Diğer yanda Fethullahçıların izlediği yolu izleyen farklı tarikat ve cemaatler de bu boşluklara fırsatını bulup sızıyor. Yargıyı parselliyor. Savcı ve yargıçların kendilerine bırakılsa adil bir yargılama ile sonuca varılabilecek davalarda yargıçlar-savcılar, nasıl konumlanacaklarını, ne karar verirlerse neyle karşı karşıya kalacaklarını bilemiyor.
O zaman AKP’nin Fethullahçıları tasfiye edip yerine kendi kurduğu hiyerarşiden işaret beklemeye başlıyor. Böyle bir durumdaki yargı bağımsız ve adil karar veremez. Bu yüzden her şeyden önce Türkiye’nin birinci gündemi bağımsız yargıdır.
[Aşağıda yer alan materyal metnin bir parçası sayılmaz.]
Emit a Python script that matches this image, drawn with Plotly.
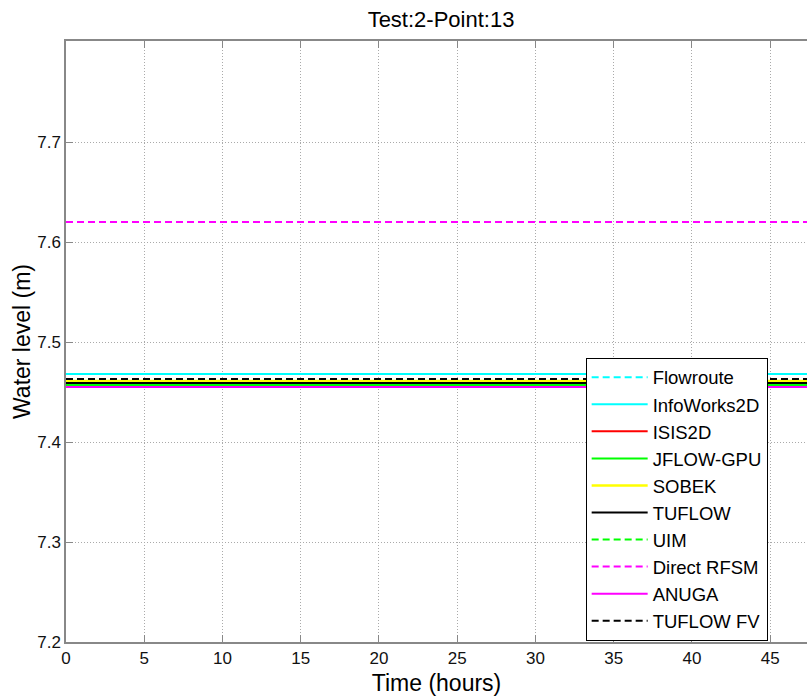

Bunun teminidir. Yargı bunu yapamadığı, bağımsız olmadığı zaman diğer tüm alanlara darbe vuruluyor. Yargı bağımsız değilse, üniversite bağımsız ve özerk olamaz. Akademik özgürlük olamaz. Bürokratik sistemin hukuki işlerliği, medyanın, basının bağımsızlığı olamaz.
Fethullahçılar yargıyı kendi hiyerarşilerine göre hizalandırıyordu. AKP ise yargıyı kendi siyasi gündemine göre hizalandırıyor. Kamuoyunun ve dış dünyanın yakından takip ettiği davalardan çıkan kararlar, bunun kanıtı. Yargı, mahkemeler, savcı ve hâkimler AKP’nin siyasi husumetle hizaya çekmek istediği yönde kararlar veriyor. Vermezse kimse başına nelerin geleceğini bilmiyor. Ama dediğim gibi yargının darbe dönemlerinden bile daha ağır bir baskı ve siyaset gölgesi altında olduğu apaçık.
CHP kulislerinde sizin, Selin Sayek Böke’nin, Umut Oran, Fikri Sağlar’ın isimleri Kemal Kılıçdaroğlu’nun karşısında genel başkan adaylığı için gündeme getiriliyor. Daha önceki CHP kurultaylarında olduğu gibi bu kurultayda da partinin sol kanadı olarak bir yönetim listesi oluşturma, Parti Meclisi, genel başkanlık için aday çıkartma girişiminiz olacak mı?
Şu anda bunu söylemek için erken. Birtakım görüşmeler tabii ki oluyor. Benim adaylığım için arkadaşlardan gelen istekler, talepler var. Artık bir adım atmamız isteniyor. Bakıyoruz, değerlendiriyoruz. Öncelikle il ve ilçe kongrelerinin tamamının bitmesini bekliyoruz. Tablo tam olarak bir netleşsin de görelim diye bakıyoruz. Ben de ona göre adaylık konusunda bir durum değerlendirmesi yapacağım.